Acts 21:1-17
Life is full of parting and meetings, of letting go things that are past and laying hold of things in the future. The missionaries and these friends had been together but a week, and yet they had become so attached to each other that their parting was tender. Wherever true Christians meet they are at once drawn to each other in holy affection. Jesus said that his disciples should be known in the world, not by their dress, nor by their creed, nor by any other external mark, but “by this shall all men know that ye are my disciples, if ye have love one to another.”
Wherever we go we will find something to do and may leave blessings. The ship which carried Paul’s party stopped at Tyre to unload its cargo. This would require a week. But Paul was not the man to sit upon a ship’s deck in idleness for a week with a whole city of needy people close to him. He improved the opportunity. He left the ship and sought out the Christians who were in the city and did all he could for them during his stay. Here is a good suggestion for those who may be detained in some places for a while. Instead of passing the time in sight seeing or in idleness, let them look up the Christian people of the place or let them find those who need help.
Not all human interpretations of divine teachings are right. These disciples at Tyre knew through the Spirit that danger lay before Paul if he went to Jerusalem. Then they inferred that he ought not to go on his way. “Who said to Paul through the Spirit, that he should not go up to Jerusalem?” These friends probably considered the forewarning of danger a providential indication that Paul ought not to go on. We must be careful, however, in interpreting God’s purposes in his providence. Difficulties looming up in the way of our advance are not always divine intimations that we should stop in our course or turn aside.
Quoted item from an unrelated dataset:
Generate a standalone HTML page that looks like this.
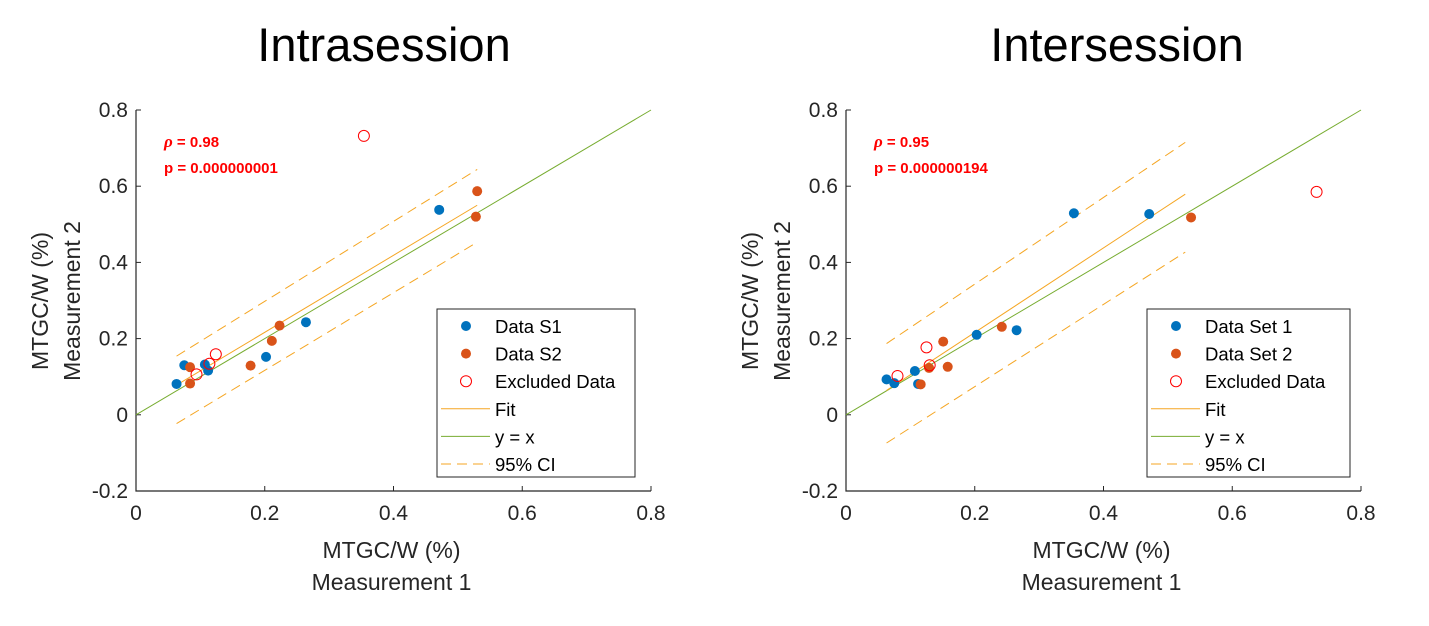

Shut doors are sometimes to be opened, and open doors are not always to be entered. The fact that we learn of dangers in our path which it will cost us much to encounter should not always be considered as forbidding us to proceed. It may be that the meeting of dangers and the enduring of sufferings and sacrifices is part of God’s will for us, and therefore part of our duty. We must be careful not to misread providences, lest we draw wrong inferences.